▸ Description of the task
Leaving out every picture, retype the lines below from the top through the one that contains "0.8, 1.6, 8.7]".

··········

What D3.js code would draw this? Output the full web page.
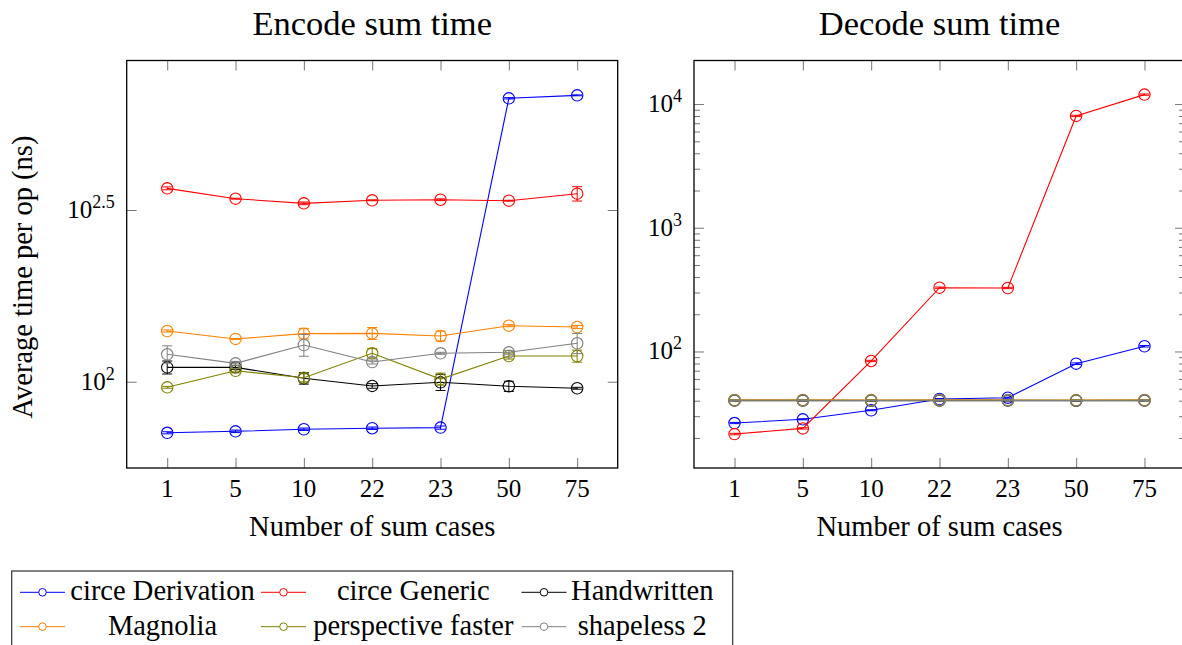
<!DOCTYPE html>
<html>
<head>
<meta charset="utf-8">
<script src="https://cdn.jsdelivr.net/npm/d3@7"></script>
<style>
  body { margin: 0; background: #fff; }
  svg { display: block; }
  svg text { font-family: "Liberation Serif", "Times New Roman", serif; }
</style>
</head>
<body>
<div id="chart"></div>
<script>
// categories and series
var cases = ["1", "5", "10", "22", "23", "50", "75"]
var seriesNames = ["circe Derivation", "circe Generic", "Handwritten", "Magnolia", "perspective faster", "shapeless 2"]
var seriesColors = ["#0000ff", "#ff0000", "#000000", "#ff8000", "#808000", "#808080"]

// encode, average ns per op (mean and error)
var encDerivation     = [71.0, 71.7, 72.7, 73.2, 73.5, 668.8, 682.3]
var encDerivationErr  = [0.5, 0.6, 0.6, 0.6, 0.8, 3, 2]
var encGeneric        = [365.7, 341.2, 330.7, 337.5, 338.8, 336.6, 352.8]
var encGenericErr     = [3.5, 1, 3, 1, 2, 1, 17]
var encHandwritten    = [110.1, 110.1, 102.3, 97.2, 99.6, 97.0, 95.7]
var encHandwrittenErr = [4.8, 1.5, 3.9, 1.5, 5.3, 3.3, 0.6]
var encMagnolia       = [140.5, 133.2, 138.0, 138.3, 135.9, 145.6, 144.3]
var encMagnoliaErr    = [1, 0.4, 5, 5.5, 4.5, 1, 1.5]
var encPerspective    = [96.3, 107.6, 102.7, 121.0, 101.8, 118.8, 118.8]
var encPerspectiveErr = [0.6, 1.5, 2.8, 3.8, 4.1, 2.4, 4.8]
var encShapeless      = [120.2, 113.1, 127.9, 114.1, 121.0, 121.8, 129.4]
var encShapelessErr   = [7, 1.5, 9.3, 1.5, 0.8, 1.6, 8.7]

// decode, average ns per op (mean and error)
var decDerivation     = [26.4, 28.3, 33.5, 41.3, 42.3, 79.7, 110.2]
var decDerivationErr  = [0.3, 0.3, 0.3, 0.4, 0.4, 1.2, 1.5]
var decGeneric        = [21.5, 23.9, 83.8, 327.8, 326, 8017, 11920]
var decGenericErr     = [0.3, 0.3, 1, 4, 4, 100, 140]
var decHandwritten    = [40.1, 40.1, 40.0, 40.1, 40.1, 40.0, 40.1]
var decHandwrittenErr = [0.3, 0.3, 0.3, 0.3, 0.3, 0.3, 0.3]
var decMagnolia       = [40.6, 40.6, 40.5, 40.6, 40.6, 40.5, 40.6]
var decMagnoliaErr    = [0.3, 0.3, 0.3, 0.3, 0.3, 0.3, 0.3]
var decPerspective    = [40.4, 40.4, 40.3, 40.4, 40.4, 40.3, 40.4]
var decPerspectiveErr = [0.3, 0.3, 0.3, 0.3, 0.3, 0.3, 0.3]
var decShapeless      = [40.3, 40.3, 40.2, 40.3, 40.3, 40.2, 40.3]
var decShapelessErr   = [0.3, 0.3, 0.3, 0.3, 0.3, 0.3, 0.3]

// y ticks: exponents of ten
var encTickExp = ["2", "2.5"]
var decTickExp = ["2", "3", "4"]

var width = 1182
var height = 645
var panelW = 491
var panelTop = 60.5
var panelBottom = 468
var tickFont = 25
var labelFont = 28.5

var svg = d3.select("#chart").append("svg")
    .attr("width", width)
    .attr("height", height)

drawPanel({
  left: 126.7,
  title: "Encode sum time",
  yLabel: "Average time per op (ns)",
  domain: [Math.pow(10, 1.7487), Math.pow(10, 2.9354)],
  tickExp: encTickExp,
  minor: false,
  means: [encDerivation, encGeneric, encHandwritten, encMagnolia, encPerspective, encShapeless],
  errs: [encDerivationErr, encGenericErr, encHandwrittenErr, encMagnoliaErr, encPerspectiveErr, encShapelessErr]
})

drawPanel({
  left: 694,
  title: "Decode sum time",
  yLabel: null,
  domain: [Math.pow(10, 1.0582), Math.pow(10, 4.352)],
  tickExp: decTickExp,
  minor: true,
  means: [decDerivation, decGeneric, decHandwritten, decMagnolia, decPerspective, decShapeless],
  errs: [decDerivationErr, decGenericErr, decHandwrittenErr, decMagnoliaErr, decPerspectiveErr, decShapelessErr]
})

drawLegend()

function drawPanel(p){
  var right = p.left + panelW
  var x = d3.scalePoint().domain(cases).range([p.left, right]).padding(0.593)
  var y = d3.scaleLog().domain(p.domain).range([panelBottom, panelTop])
  var g = svg.append("g")

  var tickVals = p.tickExp.map(function(e){ return Math.pow(10, +e) })

  // minor ticks (2..9 between the labelled decades)
  if(p.minor){
    var minorVals = []
    for(var k=1; k<4; k++){
      for(var m=2; m<10; m++) minorVals.push(m*Math.pow(10, k))
    }
    g.append("g").attr("transform", "translate("+p.left+",0)")
      .call(d3.axisLeft(y).tickValues(minorVals).tickSize(-6).tickFormat(""))
      .attr("class", "tk")
    g.append("g").attr("transform", "translate("+right+",0)")
      .call(d3.axisRight(y).tickValues(minorVals).tickSize(-6).tickFormat(""))
      .attr("class", "tk")
  }

  g.append("g").attr("transform", "translate("+p.left+",0)")
    .call(d3.axisLeft(y).tickValues(tickVals).tickSize(-10).tickFormat(""))
    .attr("class", "tk")
  g.append("g").attr("transform", "translate("+right+",0)")
    .call(d3.axisRight(y).tickValues(tickVals).tickSize(-10).tickFormat(""))
    .attr("class", "tk")
  g.append("g").attr("transform", "translate(0,"+panelBottom+")")
    .call(d3.axisBottom(x).tickSize(-10).tickFormat(""))
    .attr("class", "tk")
  g.append("g").attr("transform", "translate(0,"+panelTop+")")
    .call(d3.axisTop(x).tickSize(-10).tickFormat(""))
    .attr("class", "tk")

  g.selectAll(".tk .domain").remove()
  g.selectAll(".tk line").attr("stroke", "#777").attr("stroke-width", 1)

  // y tick labels as 10^e
  var yl = g.append("g").selectAll("text")
    .data(p.tickExp)
    .enter()
    .append("text")
    .attr("x", p.left - 12)
    .attr("y", function(d){ return y(Math.pow(10, +d)) + 8 })
    .attr("text-anchor", "end")
    .attr("font-size", tickFont)
    .attr("fill", "#000")
  yl.append("tspan").text("10")
  yl.append("tspan").attr("dy", -10).attr("font-size", 18).text(function(d){ return d })

  // x tick labels
  g.append("g").selectAll("text")
    .data(cases)
    .enter()
    .append("text")
    .attr("x", function(d){ return x(d) })
    .attr("y", 497)
    .attr("text-anchor", "middle")
    .attr("font-size", tickFont)
    .text(function(d){ return d })

  g.append("text")
    .attr("x", (p.left + right)/2)
    .attr("y", 536)
    .attr("text-anchor", "middle")
    .attr("font-size", labelFont)
    .text("Number of sum cases")

  g.append("text")
    .attr("x", (p.left + right)/2)
    .attr("y", 35)
    .attr("text-anchor", "middle")
    .attr("font-size", 34.5)
    .text(p.title)

  if(p.yLabel){
    g.append("text")
      .attr("transform", "translate(32,277) rotate(-90)")
      .attr("text-anchor", "middle")
      .attr("font-size", labelFont)
      .text(p.yLabel)
  }

  var line = d3.line()
    .x(function(d, i){ return x(cases[i]) })
    .y(function(d){ return y(d) })

  for(var s=0; s<p.means.length; s++){
    var col = seriesColors[s]
    var means = p.means[s]
    var errs = p.errs[s]
    var sg = g.append("g")

    sg.append("path")
      .datum(means)
      .attr("d", line)
      .attr("fill", "none")
      .attr("stroke", col)
      .attr("stroke-width", 1.1)

    var pts = means.map(function(v, i){ return {c: cases[i], v: v, e: errs[i]} })

    sg.selectAll(".eb").data(pts).enter().append("line")
      .attr("x1", function(d){ return x(d.c) })
      .attr("x2", function(d){ return x(d.c) })
      .attr("y1", function(d){ return y(d.v - d.e) })
      .attr("y2", function(d){ return y(d.v + d.e) })
      .attr("stroke", col).attr("stroke-width", 1)

    sg.selectAll(".cap-lo").data(pts).enter().append("line")
      .attr("x1", function(d){ return x(d.c) - 5 })
      .attr("x2", function(d){ return x(d.c) + 5 })
      .attr("y1", function(d){ return y(d.v - d.e) })
      .attr("y2", function(d){ return y(d.v - d.e) })
      .attr("stroke", col).attr("stroke-width", 1)

    sg.selectAll(".cap-hi").data(pts).enter().append("line")
      .attr("x1", function(d){ return x(d.c) - 5 })
      .attr("x2", function(d){ return x(d.c) + 5 })
      .attr("y1", function(d){ return y(d.v + d.e) })
      .attr("y2", function(d){ return y(d.v + d.e) })
      .attr("stroke", col).attr("stroke-width", 1)

    sg.selectAll("circle").data(pts).enter().append("circle")
      .attr("cx", function(d){ return x(d.c) })
      .attr("cy", function(d){ return y(d.v) })
      .attr("r", 5.7)
      .attr("fill", "none")
      .attr("stroke", col)
      .attr("stroke-width", 1.1)
  }

  g.append("rect")
    .attr("x", p.left)
    .attr("y", panelTop)
    .attr("width", panelW)
    .attr("height", panelBottom - panelTop)
    .attr("fill", "none")
    .attr("stroke", "#000")
    .attr("stroke-width", 1.3)
}

function drawLegend(){
  var imgX = [42.5, 283.5, 544]
  var textX = [162.5, 413.3, 642.3]
  var rowY = [592.3, 626.7]

  var lg = svg.append("g")
  lg.append("rect")
    .attr("x", 11.7).attr("y", 571)
    .attr("width", 721).attr("height", 100)
    .attr("fill", "#fff")
    .attr("stroke", "#333")
    .attr("stroke-width", 1.2)

  var items = lg.selectAll(".item")
    .data(seriesNames)
    .enter()
    .append("g")
    .attr("transform", function(d, i){ return "translate(0,"+rowY[Math.floor(i/3)]+")" })

  items.append("line")
    .attr("x1", function(d, i){ return imgX[i%3] - 22.5 })
    .attr("x2", function(d, i){ return imgX[i%3] + 22.5 })
    .attr("stroke", function(d, i){ return seriesColors[i] })
    .attr("stroke-width", 1)
  items.append("circle")
    .attr("cx", function(d, i){ return imgX[i%3] })
    .attr("r", 3.8)
    .attr("fill", "#fff")
    .attr("stroke", function(d, i){ return seriesColors[i] })
    .attr("stroke-width", 1)
  items.append("text")
    .attr("x", function(d, i){ return textX[i%3] })
    .attr("y", 8)
    .attr("text-anchor", "middle")
    .attr("font-size", labelFont)
    .text(function(d){ return d })
}
</script>
</body>
</html>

··········

▸ Answer for the task
What D3.js code would draw this? Output the full web page.
<!DOCTYPE html>
<html>
<head>
<meta charset="utf-8">
<script src="https://cdn.jsdelivr.net/npm/d3@7"></script>
<style>
  body { margin: 0; background: #fff; }
  svg { display: block; }
  svg text { font-family: "Liberation Serif", "Times New Roman", serif; }
</style>
</head>
<body>
<div id="chart"></div>
<script>
// categories and series
var cases = ["1", "5", "10", "22", "23", "50", "75"]
var seriesNames = ["circe Derivation", "circe Generic", "Handwritten", "Magnolia", "perspective faster", "shapeless 2"]
var seriesColors = ["#0000ff", "#ff0000", "#000000", "#ff8000", "#808000", "#808080"]

// encode, average ns per op (mean and error)
var encDerivation     = [71.0, 71.7, 72.7, 73.2, 73.5, 668.8, 682.3]
var encDerivationErr  = [0.5, 0.6, 0.6, 0.6, 0.8, 3, 2]
var encGeneric        = [365.7, 341.2, 330.7, 337.5, 338.8, 336.6, 352.8]
var encGenericErr     = [3.5, 1, 3, 1, 2, 1, 17]
var encHandwritten    = [110.1, 110.1, 102.3, 97.2, 99.6, 97.0, 95.7]
var encHandwrittenErr = [4.8, 1.5, 3.9, 1.5, 5.3, 3.3, 0.6]
var encMagnolia       = [140.5, 133.2, 138.0, 138.3, 135.9, 145.6, 144.3]
var encMagnoliaErr    = [1, 0.4, 5, 5.5, 4.5, 1, 1.5]
var encPerspective    = [96.3, 107.6, 102.7, 121.0, 101.8, 118.8, 118.8]
var encPerspectiveErr = [0.6, 1.5, 2.8, 3.8, 4.1, 2.4, 4.8]
var encShapeless      = [120.2, 113.1, 127.9, 114.1, 121.0, 121.8, 129.4]
var encShapelessErr   = [7, 1.5, 9.3, 1.5, 0.8, 1.6, 8.7]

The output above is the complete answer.